*What is required*
Copy the data that follows, character for character, minus the pictures.

━━━━━ Given information ━━━━━

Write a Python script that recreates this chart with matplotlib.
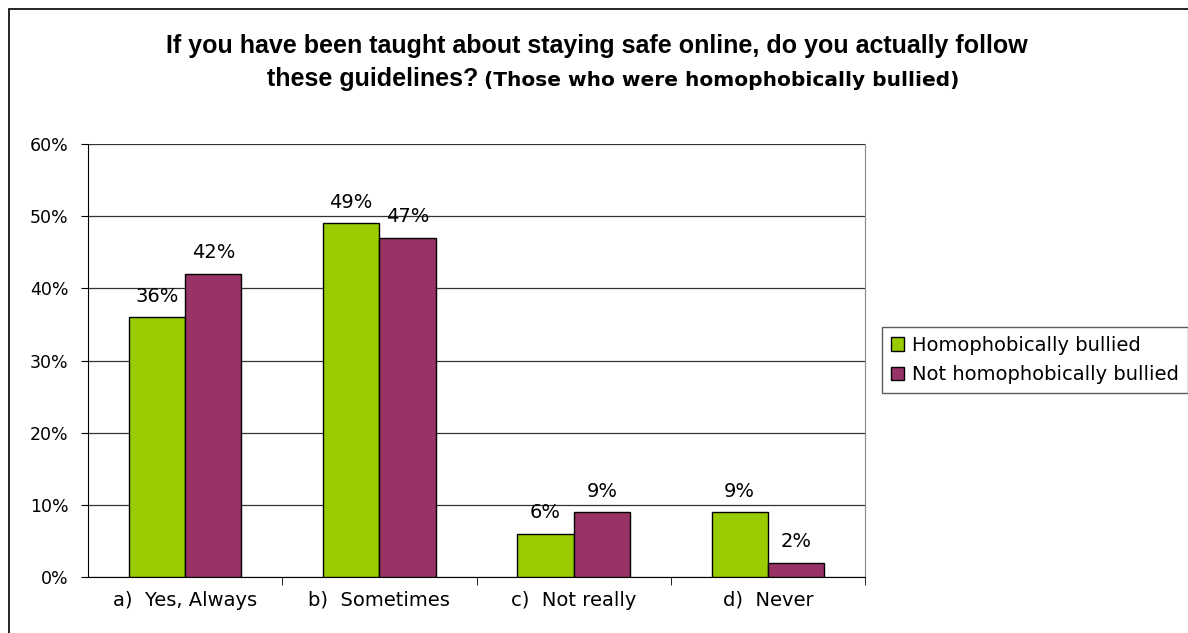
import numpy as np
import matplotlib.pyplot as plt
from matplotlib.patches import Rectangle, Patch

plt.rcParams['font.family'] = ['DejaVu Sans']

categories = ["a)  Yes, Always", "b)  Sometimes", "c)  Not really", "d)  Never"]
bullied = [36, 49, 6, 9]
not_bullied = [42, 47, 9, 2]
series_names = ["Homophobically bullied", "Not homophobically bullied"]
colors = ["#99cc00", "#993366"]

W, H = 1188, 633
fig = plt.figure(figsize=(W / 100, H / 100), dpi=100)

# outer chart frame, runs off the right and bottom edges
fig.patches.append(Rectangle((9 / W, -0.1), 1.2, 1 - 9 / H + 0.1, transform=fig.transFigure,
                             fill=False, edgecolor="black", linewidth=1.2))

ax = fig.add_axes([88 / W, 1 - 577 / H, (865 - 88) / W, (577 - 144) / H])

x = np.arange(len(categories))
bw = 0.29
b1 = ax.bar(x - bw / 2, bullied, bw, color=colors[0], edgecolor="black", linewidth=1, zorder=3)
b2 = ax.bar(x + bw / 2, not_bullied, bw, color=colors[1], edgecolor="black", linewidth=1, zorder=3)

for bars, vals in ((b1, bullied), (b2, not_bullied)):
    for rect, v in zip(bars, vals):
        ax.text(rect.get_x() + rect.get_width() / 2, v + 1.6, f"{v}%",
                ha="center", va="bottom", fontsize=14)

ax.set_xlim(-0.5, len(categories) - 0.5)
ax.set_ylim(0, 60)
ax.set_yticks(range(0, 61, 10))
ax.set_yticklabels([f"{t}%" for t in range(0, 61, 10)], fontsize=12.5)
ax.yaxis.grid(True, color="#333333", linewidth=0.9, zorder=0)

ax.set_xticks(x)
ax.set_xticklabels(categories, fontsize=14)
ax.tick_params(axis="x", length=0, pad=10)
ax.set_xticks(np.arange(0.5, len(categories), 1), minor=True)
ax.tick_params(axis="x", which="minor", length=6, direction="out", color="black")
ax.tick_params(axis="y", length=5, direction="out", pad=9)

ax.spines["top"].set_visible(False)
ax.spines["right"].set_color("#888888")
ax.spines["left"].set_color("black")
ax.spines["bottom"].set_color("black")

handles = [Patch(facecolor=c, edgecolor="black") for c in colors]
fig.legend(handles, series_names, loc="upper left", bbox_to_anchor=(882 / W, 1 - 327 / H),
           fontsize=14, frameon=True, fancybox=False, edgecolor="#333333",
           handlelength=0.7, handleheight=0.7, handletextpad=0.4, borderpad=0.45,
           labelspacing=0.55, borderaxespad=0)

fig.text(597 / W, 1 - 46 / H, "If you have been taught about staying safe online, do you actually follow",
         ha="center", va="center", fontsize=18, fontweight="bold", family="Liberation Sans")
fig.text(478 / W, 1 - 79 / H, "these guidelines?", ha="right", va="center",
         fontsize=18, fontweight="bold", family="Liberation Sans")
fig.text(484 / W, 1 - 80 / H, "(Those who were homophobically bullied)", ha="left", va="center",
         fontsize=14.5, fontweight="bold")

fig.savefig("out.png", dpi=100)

━━━━━

*The response*
Write a Python script that recreates this chart with matplotlib.
import numpy as np
import matplotlib.pyplot as plt
from matplotlib.patches import Rectangle, Patch

plt.rcParams['font.family'] = ['DejaVu Sans']

categories = ["a)  Yes, Always", "b)  Sometimes", "c)  Not really", "d)  Never"]
bullied = [36, 49, 6, 9]
not_bullied = [42, 47, 9, 2]
series_names = ["Homophobically bullied", "Not homophobically bullied"]
colors = ["#99cc00", "#993366"]

W, H = 1188, 633
fig = plt.figure(figsize=(W / 100, H / 100), dpi=100)

# outer chart frame, runs off the right and bottom edges
fig.patches.append(Rectangle((9 / W, -0.1), 1.2, 1 - 9 / H + 0.1, transform=fig.transFigure,
                             fill=False, edgecolor="black", linewidth=1.2))

ax = fig.add_axes([88 / W, 1 - 577 / H, (865 - 88) / W, (577 - 144) / H])

x = np.arange(len(categories))
bw = 0.29
b1 = ax.bar(x - bw / 2, bullied, bw, color=colors[0], edgecolor="black", linewidth=1, zorder=3)
b2 = ax.bar(x + bw / 2, not_bullied, bw, color=colors[1], edgecolor="black", linewidth=1, zorder=3)

for bars, vals in ((b1, bullied), (b2, not_bullied)):
    for rect, v in zip(bars, vals):
        ax.text(rect.get_x() + rect.get_width() / 2, v + 1.6, f"{v}%",
                ha="center", va="bottom", fontsize=14)

ax.set_xlim(-0.5, len(categories) - 0.5)
ax.set_ylim(0, 60)
ax.set_yticks(range(0, 61, 10))
ax.set_yticklabels([f"{t}%" for t in range(0, 61, 10)], fontsize=12.5)
ax.yaxis.grid(True, color="#333333", linewidth=0.9, zorder=0)

ax.set_xticks(x)
ax.set_xticklabels(categories, fontsize=14)
ax.tick_params(axis="x", length=0, pad=10)
ax.set_xticks(np.arange(0.5, len(categories), 1), minor=True)
ax.tick_params(axis="x", which="minor", length=6, direction="out", color="black")
ax.tick_params(axis="y", length=5, direction="out", pad=9)

ax.spines["top"].set_visible(False)
ax.spines["right"].set_color("#888888")
ax.spines["left"].set_color("black")
ax.spines["bottom"].set_color("black")

handles = [Patch(facecolor=c, edgecolor="black") for c in colors]
fig.legend(handles, series_names, loc="upper left", bbox_to_anchor=(882 / W, 1 - 327 / H),
           fontsize=14, frameon=True, fancybox=False, edgecolor="#333333",
           handlelength=0.7, handleheight=0.7, handletextpad=0.4, borderpad=0.45,
           labelspacing=0.55, borderaxespad=0)

fig.text(597 / W, 1 - 46 / H, "If you have been taught about staying safe online, do you actually follow",
         ha="center", va="center", fontsize=18, fontweight="bold", family="Liberation Sans")
fig.text(478 / W, 1 - 79 / H, "these guidelines?", ha="right", va="center",
         fontsize=18, fontweight="bold", family="Liberation Sans")
fig.text(484 / W, 1 - 80 / H, "(Those who were homophobically bullied)", ha="left", va="center",
         fontsize=14.5, fontweight="bold")

fig.savefig("out.png", dpi=100)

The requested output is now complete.